I knew this man had an open marriage for years. When he asked me out after Ex-Mr. Jessica and I broke up, I wasn’t thrilled that he already had a wife and a child, but thought I’d give it a shot. He’s an extremely intelligent, caring and thoughtful man and I needed to get my sea legs back when it came to dating.
We only went on maybe three dates with each other — and the brevity of our dating tenure was my decision. After a crushing heartbreak, I wasn’t getting my sea legs back so easily and I didn’t want to lead this guy (who was really into me) on. I also really, really, really didn’t like the open relationship part. I felt jealous when we’d part after a date and he would go home to his wife and child; I felt extremely jealous when I saw pictures of him celebrating his wedding anniversary on Facebook. It also bothered me that one night when he came to my apartment, he could not spend the night because he had to be there the next day for his kid. It was responsible of him, but those existing familial responsibilities weren’t something that I, as an unmarried, childless 27-year-old, would have chosen.

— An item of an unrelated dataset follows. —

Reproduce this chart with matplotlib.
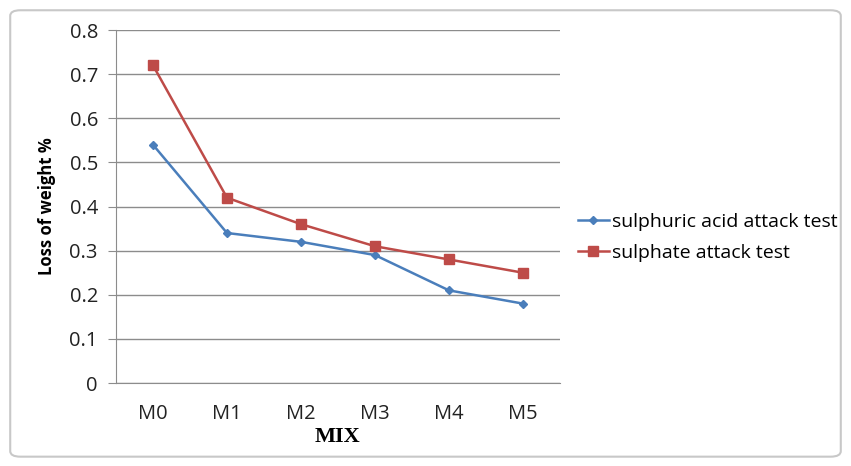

We parted amicably. We’re still friends, as we were before, and I’m happy he’s still happily with his wife and kid.
My (admittedly brief) story is the way an open relationship can work: the primary relationship is a loving and committed one; the “open” part is mutually agreed upon; both partners are honest about what they are doing; and the responsibilities of the primary relationship are prioritized. That, Newt Gingrich, is the way to do it. No one was lying about anything, or sneaking around, or using the open relationship to get out of a marriage. It’s not sanctioned cheating.
Newt’s shamefully callous behavior in his marriages makes him a sucky person and it is up to Republican voters to decide whether they would hold that against him in the voting booth. Regardless of what happens to Newt’s political prospects, his mistress problem should not drag down open relationships, too. I would hate to see a relationship style that works for some couples be demonized.